Reporting - This equals XXX GB of duplicates which could be removed - "incorrect" size for duplicates reported if files already hardlinked elsewhere

james-cook commented 2 years ago

Doing a lot of "heavy duty" rmlinting I notice that the reporting is sometimes "strange":

This equals XXXX of duplicates which could be removed

The incorrect reporting in my current case seems to happen if you have say 2 directories (Dir1 and Dir2) in the rmlint command.

Dir1 and Dir2 both contain "Dupefile1" and "Dupefile2" But, in addition the "Dupefile1" and "Dupefile2" in Dir1 are already hardlinked with files OUTSIDE the rmlint command (i.e. not in Dir1 and Dir2).

Overview of the directories: Overview Dir1: Almost ALL files already hardlinked (links +1):

$ find Dir1 -type f -links +1 -printf "%s\n" | gawk -M '{t+=$1}END{print t}' | numfmt --to=si
387G
$ find Dir1 -type f -links 1 -printf "%s\n" | gawk -M '{t+=$1}END{print t}' | numfmt --to=si
110M

Overview Dir2: : NO files already hardlinked (links +1 gives a format error because it is empty):

$ find Dir2 -type f -links +1 -printf "%s\n" | gawk -M '{t+=$1}END{print t}' | numfmt --to=si
numfmt: invalid number: ‘’
$ find Dir2 -type f -links 1 -printf "%s\n" | gawk -M '{t+=$1}END{print t}' | numfmt --to=si
48G

Running rmlint:

rmlint -c sh:hardlink --progress -S dma -s -1TB --keep-all-tagged Dir1 // Dir2
==> In total 515 files, whereof 49 are duplicates in 29 groups.
==> This equals 57.28 MB of duplicates which could be removed.
==> Scanning took in total  2h  2m 29.321s.
More or less reversing the command (with Dir2 first and Dir1 second) correctly reports:

rmlint -c sh:hardlink --progress -s 1K -S dma -s -1TB 'Dir2' // 'Dir1'
==> In total 515 files, whereof 49 are duplicates in 29 groups.
==> This equals 44.57 GB of duplicates which could be removed.
==> Scanning took in total  1h 12m 13.958s. 

The rmlint.sh created correctly contains commands to (in my case) hardlink the 49 dupes.

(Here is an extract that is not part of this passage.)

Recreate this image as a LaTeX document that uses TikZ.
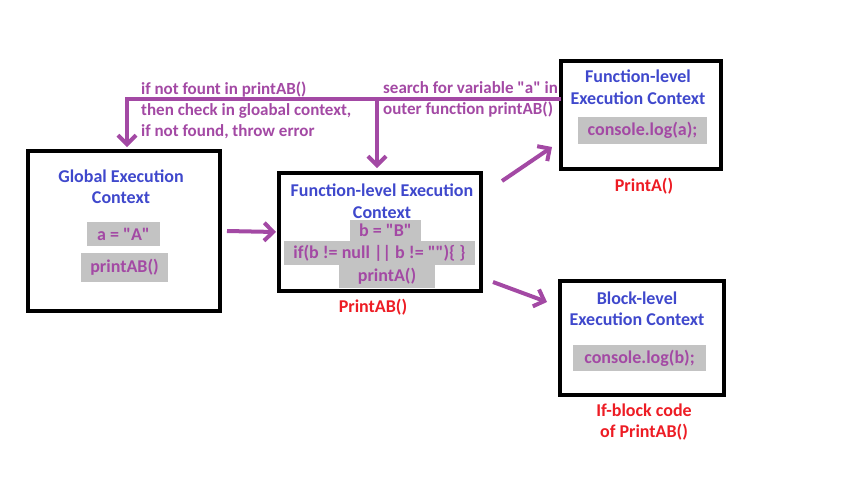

It is just the reporting "This equals 57.28 MB" in the first run which is incorrect or at least confusing.

My impression is that you would not get the correct report at all without the "//" source/target tagging.

cebtenzzre commented 2 years ago

The default rank criteria "pOma" tries to preserve files with more external hardlinks, but other than that rmlint doesn't concern itself with external link count. --keep-all-tagged is working as designed, it will never modify Dir2 (replace files with hardlinks) to free up space. Maybe you want to tag Dir1 instead? And to correctly reverse the command you would use --keep-all-untagged which should report the same as the first one. The report looks correct to me for both commands you ran.

james-cook commented 2 years ago

Thanks for your reply.

I am probably just looking at the report in the wrong way. I use the reports to give me an indication of whether space "can" be saved - i.e. whether to actually run the rmlint.sh script.

I arrived at using the tagging options because just listing the directories did not report the ca. 45GiB or more savings I was expecting - and that would actually be made if you ran the generated script.

So, ... stepping back... here is the situation: The first thing to note is that these files are currently all on ntfs - mounted with ntfs-3g. This may be significant.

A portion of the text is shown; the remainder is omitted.